From top: Fianna Fáil deputy leader Dara Calleary; Tánaiste Simon Coveney
This afternoon.
In the Dáil, during Leaders’ Questions.
Fianna Fail’s deputy leader Dara Calleary raised the latest homelessness figures with the Tánaiste Simon Coveney.
During his contribution, Mr Calleary mentioned an interview the Housing Minister Eoghan Murphy’s gave RTÉ’s Morning Ireland this morning in which Mr Murphy accused journalist Bryan Dobson of speaking from an “ideological” position when the broadcaster asked the politician about the Government’s record on housing and homelessness.
Mr Calleary asked Mr Coveney to “finally ‘fess up” and admit the Government’s housing plan Rebuilding Ireland – launched when Mr Coveney was Minister for Housing in 2016 – is not working.
Mr Coveney said nobody is denying the facts and the figures of homelessness in Ireland, and the emotion attached to the same, before going on to cite Rebuilding Ireland figures.
He then said:
“The truth is, deputy, we are listening to others in this house and, indeed, experts outside it.
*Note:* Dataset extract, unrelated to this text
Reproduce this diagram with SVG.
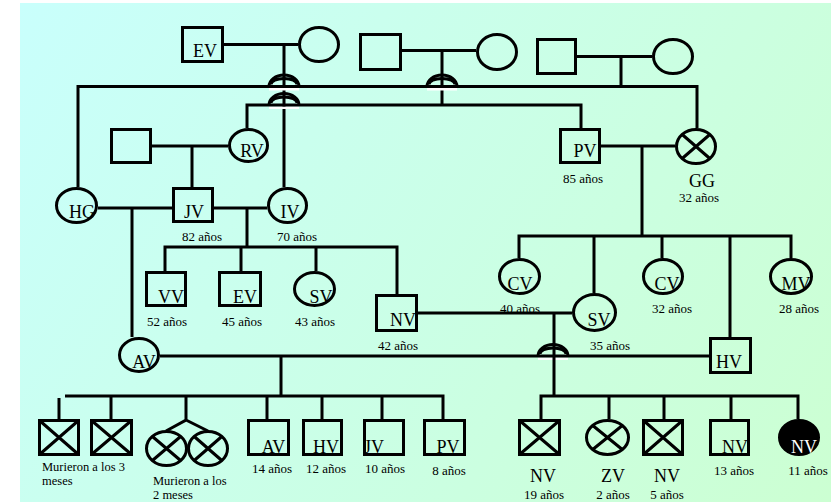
<svg xmlns="http://www.w3.org/2000/svg" width="831" height="502" viewBox="0 0 831 502">
<defs>
<linearGradient id="bg" gradientUnits="userSpaceOnUse" x1="20" y1="3" x2="831" y2="502">
<stop offset="0" stop-color="#C9FFFC"/>
<stop offset="1" stop-color="#CCFFD2"/>
</linearGradient>
<style>
.ln{fill:none;stroke:#000;stroke-width:3}
.nd{fill:none;stroke:#000;stroke-width:3}
.jw{fill:#fff;stroke:none}
text{font-family:"Liberation Serif","Times New Roman",serif;fill:#000}
.lb{font-size:18px;text-anchor:middle}
.ag{font-size:13px;text-anchor:middle}
.nt{font-size:12.5px}
</style>
</defs>
<rect x="0" y="0" width="831" height="502" fill="#fff"/>
<rect x="20" y="3" width="811" height="499" fill="url(#bg)"/>

<g id="connectors">
<path class="ln" d="M224,44.5 H298 M284,44.5 V187"/>
<path class="ln" d="M402,50.5 H476 M442,50.5 V105"/>
<path class="ln" d="M577,56.5 H652 M621,56.5 V86.5"/>
<path class="ln" d="M78,187 V86.5 H269 M299,86.5 H427 M457,86.5 H697 V128"/>
<path class="ln" d="M247,128 V105 H269 M299,105 H581 V128"/>
<g id="jumps">
<rect class="jw" x="269" y="88" width="30" height="2.5"/>
<rect class="jw" x="427" y="88" width="30" height="2.5"/>
<rect class="jw" x="269" y="106.5" width="30" height="2.5"/>
<rect class="jw" x="538" y="357.5" width="30" height="2.5"/>
<path class="ln" d="M269,86.5 A15,11.5 0 0 1 299,86.5 M271,84.5 A13,6 0 0 1 297,84.5 M269,86.5 H299"/>
<path class="ln" d="M427,86.5 A15,11.5 0 0 1 457,86.5 M429,84.5 A13,6 0 0 1 455,84.5 M427,86.5 H457"/>
<path class="ln" d="M269,105 A15,11.5 0 0 1 299,105 M271,103 A13,6 0 0 1 297,103 M269,105 H299"/>
<path class="ln" d="M538,356 A15,11.5 0 0 1 568,356 M540,354 A13,6 0 0 1 566,354 M538,356 H568"/>
</g>
<path class="ln" d="M152,146 H228 M192,146 V187"/>
<path class="ln" d="M601,146 H675 M642,146 V236"/>
<path class="ln" d="M98,208 H172 M132,208 V337"/>
<path class="ln" d="M214,208 H267 M247,208 V247"/>
<path class="ln" d="M165,271 V247 H397 V294 M241,247 V271 M316,247 V271"/>
<path class="ln" d="M519,258 V236 H791 V258 M594,236 V293 M662,236 V258 M730,236 V337"/>
<path class="ln" d="M418,313 H572 M554,313 V396"/>
<path class="ln" d="M160,356 H538 M568,356 H709 M281,356 V396"/>
<path class="ln" d="M59,398 V419 M65,396 H443 V419 M111,396 V419 M186,396 V420 L166,431 M186,420 L208,431 M267,396 V419 M322,396 V419 M382,396 V419"/>
<path class="ln" d="M541,419 V396 H798 V419 M609,396 V419 M664,396 V419 M731,396 V419"/>
</g>

<g id="n-ev1"><rect class="nd" x="182.5" y="27.5" width="40" height="34"/><text class="lb" x="205" y="57">EV</text></g>
<g id="n-c1"><ellipse class="nd" cx="319" cy="44.5" rx="19.5" ry="17"/></g>
<g id="n-s2"><rect class="nd" x="360.5" y="34.5" width="40" height="35"/></g>
<g id="n-c2"><ellipse class="nd" cx="497" cy="52" rx="19.5" ry="17.5"/></g>
<g id="n-s3"><rect class="nd" x="537.5" y="39.5" width="38" height="34"/></g>
<g id="n-c3"><ellipse class="nd" cx="673" cy="56.5" rx="19.5" ry="17"/></g>

<g id="n-s4"><rect class="nd" x="111.5" y="129.5" width="39" height="33"/></g>
<g id="n-rv"><ellipse class="nd" cx="248.5" cy="145.5" rx="19" ry="16"/><text class="lb" x="252" y="157">RV</text></g>
<g id="n-pv1"><rect class="nd" x="560.5" y="129.5" width="39" height="33"/><text class="lb" x="585" y="157">PV</text><text class="ag" x="583" y="183">85 años</text></g>
<g id="n-gg"><ellipse class="nd" cx="696" cy="146.5" rx="19.5" ry="17"/><path class="ln" d="M682.2,134.5 L709.8,158.5 M682.2,158.5 L709.8,134.5"/><text class="lb" x="702" y="187">GG</text><text class="ag" x="699" y="202">32 años</text></g>

<g id="n-hg"><ellipse class="nd" cx="76.5" cy="205.5" rx="20" ry="17"/><text class="lb" x="82" y="218">HG</text></g>
<g id="n-jv1"><rect class="nd" x="173.5" y="188.5" width="39" height="33"/><text class="lb" x="194" y="218">JV</text><text class="ag" x="202" y="241">82 años</text></g>
<g id="n-iv"><ellipse class="nd" cx="287.5" cy="205.5" rx="19" ry="17"/><text class="lb" x="290" y="218">IV</text><text class="ag" x="297" y="241">70 años</text></g>

<g id="n-vv"><rect class="nd" x="146.5" y="272.5" width="39" height="33"/><text class="lb" x="171" y="303">VV</text><text class="ag" x="167" y="326">52 años</text></g>
<g id="n-ev2"><rect class="nd" x="219.5" y="272.5" width="41" height="33"/><text class="lb" x="245" y="303">EV</text><text class="ag" x="242" y="326">45 años</text></g>
<g id="n-sv1"><ellipse class="nd" cx="314.5" cy="289" rx="20" ry="16.5"/><text class="lb" x="321" y="303">SV</text><text class="ag" x="315" y="326">43 años</text></g>
<g id="n-nv1"><rect class="nd" x="376.5" y="295.5" width="40" height="35"/><text class="lb" x="403" y="326">NV</text><text class="ag" x="398" y="350">42 años</text></g>
<g id="n-cv1"><ellipse class="nd" cx="519.5" cy="276.5" rx="20" ry="17"/><text class="lb" x="520" y="290">CV</text><text class="ag" x="520" y="313">40 años</text></g>
<g id="n-sv2"><ellipse class="nd" cx="594.5" cy="312.5" rx="21" ry="18"/><text class="lb" x="599" y="326">SV</text><text class="ag" x="610" y="350">35 años</text></g>
<g id="n-cv2"><ellipse class="nd" cx="663" cy="276.5" rx="19.5" ry="17"/><text class="lb" x="667" y="290">CV</text><text class="ag" x="672" y="313">32 años</text></g>
<g id="n-mv"><ellipse class="nd" cx="791" cy="276.5" rx="20.5" ry="17"/><text class="lb" x="796" y="290">MV</text><text class="ag" x="799" y="313">28 años</text></g>
<g id="n-av1"><ellipse class="nd" cx="139" cy="355" rx="19.5" ry="16.5"/><text class="lb" x="144" y="368">AV</text></g>
<g id="n-hv1"><rect class="nd" x="710.5" y="338.5" width="40" height="34"/><text class="lb" x="729" y="368">HV</text></g>

<g id="n-x1"><rect class="nd" x="39.5" y="420.5" width="39" height="34"/><path class="ln" d="M39.5,420.5 L78.5,454.5 M39.5,454.5 L78.5,420.5"/></g>
<g id="n-x2"><rect class="nd" x="91.5" y="420.5" width="40" height="34"/><path class="ln" d="M91.5,420.5 L131.5,454.5 M91.5,454.5 L131.5,420.5"/></g>
<text class="nt" x="42" y="471">Murieron a los 3</text>
<text class="nt" x="42" y="485">meses</text>
<g id="n-tw1"><ellipse class="nd" cx="166.5" cy="448.5" rx="20" ry="17"/><path class="ln" d="M152.4,436.5 L180.6,460.5 M152.4,460.5 L180.6,436.5"/></g>
<g id="n-tw2"><ellipse class="nd" cx="208" cy="448.5" rx="19.5" ry="17"/><path class="ln" d="M194.2,436.5 L221.8,460.5 M194.2,460.5 L221.8,436.5"/></g>
<text class="nt" x="153" y="485">Murieron a los</text>
<text class="nt" x="153" y="499">2 meses</text>
<g id="n-av2"><rect class="nd" x="248.5" y="420.5" width="40" height="34"/><text class="lb" x="273.5" y="453">AV</text><text class="ag" x="272" y="473">14 años</text></g>
<g id="n-hv2"><rect class="nd" x="303.5" y="420.5" width="38" height="34"/><text class="lb" x="326" y="453">HV</text><text class="ag" x="326" y="473">12 años</text></g>
<g id="n-jv2"><rect class="nd" x="364.5" y="420.5" width="39" height="34"/><text class="lb" x="374" y="453">JV</text><text class="ag" x="385" y="473">10 años</text></g>
<g id="n-pv2"><rect class="nd" x="424.5" y="420.5" width="40" height="34"/><text class="lb" x="448" y="453">PV</text><text class="ag" x="449" y="475">8 años</text></g>
<g id="n-nvx1"><rect class="nd" x="519.5" y="420.5" width="40" height="34"/><path class="ln" d="M519.5,420.5 L559.5,454.5 M519.5,454.5 L559.5,420.5"/><text class="lb" x="543" y="482">NV</text><text class="ag" x="544" y="499">19 años</text></g>
<g id="n-zv"><ellipse class="nd" cx="607.5" cy="437.5" rx="21" ry="17"/><path class="ln" d="M592.7,425.5 L622.3,449.5 M592.7,449.5 L622.3,425.5"/><text class="lb" x="613" y="482">ZV</text><text class="ag" x="613" y="499">2 años</text></g>
<g id="n-nvx2"><rect class="nd" x="643.5" y="420.5" width="39" height="34"/><path class="ln" d="M643.5,420.5 L682.5,454.5 M643.5,454.5 L682.5,420.5"/><text class="lb" x="667" y="482">NV</text><text class="ag" x="667" y="499">5 años</text></g>
<g id="n-nv13"><rect class="nd" x="710.5" y="420.5" width="38" height="34"/><text class="lb" x="735" y="453">NV</text><text class="ag" x="734" y="475">13 años</text></g>
<g id="n-nv11"><ellipse cx="799" cy="437.5" rx="19.5" ry="17" fill="#000" stroke="#000" stroke-width="3"/><text class="lb" x="804" y="453" style="fill:#fff">NV</text><text class="ag" x="808" y="475">11 años</text></g>
</svg>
Rebuilding Ireland was always a policy initiative that would change, depending on where the pressures and demands were coming from and that is what it’s doing.
“But if you look at the number of people that we are taking out of homeless right now, it’s a higher figure than ever before.
“If you look at the number of social houses that are being delivered, it’s higher than at any point in the last decade.
“The truth is there are more families and individuals coming into homelessness now than I think anyone in this house predicted.”
Mr Calleary told Mr Coveney his response was the same response he gave in 2016, 2017 and 2018.
Mr Coveney said there is work to be done but the Government has “changed the housing market in Ireland” with rent pressure zones and increasing the powers of the Residential Tenancies Board.
He also said Rebuilding Ireland was a five-year housing plan and the Government is only three years into it.
Sinn Féin TD Pearse Doherty also raised the homelessness figures and also raised Minister Murphy’s interview on Morning Ireland.
He called on the Government to support a bill proposed by Sinn Fein TD Eoin O’Broin – aimed at preventing buy-to-let landlords from evicting tenants.
Mr Coveney said:
“The truth is that this State is not the only one facing this challenge. Last year, almost 20,000 households approached housing bodies in Northern Ireland because they consider themselves homeless… and solutions have to be found there as well as here. This is a challenge that many countries are facing.”
Mr Coveney also insisted Mr O Broin’s bill will not work “legally or in practical terms”.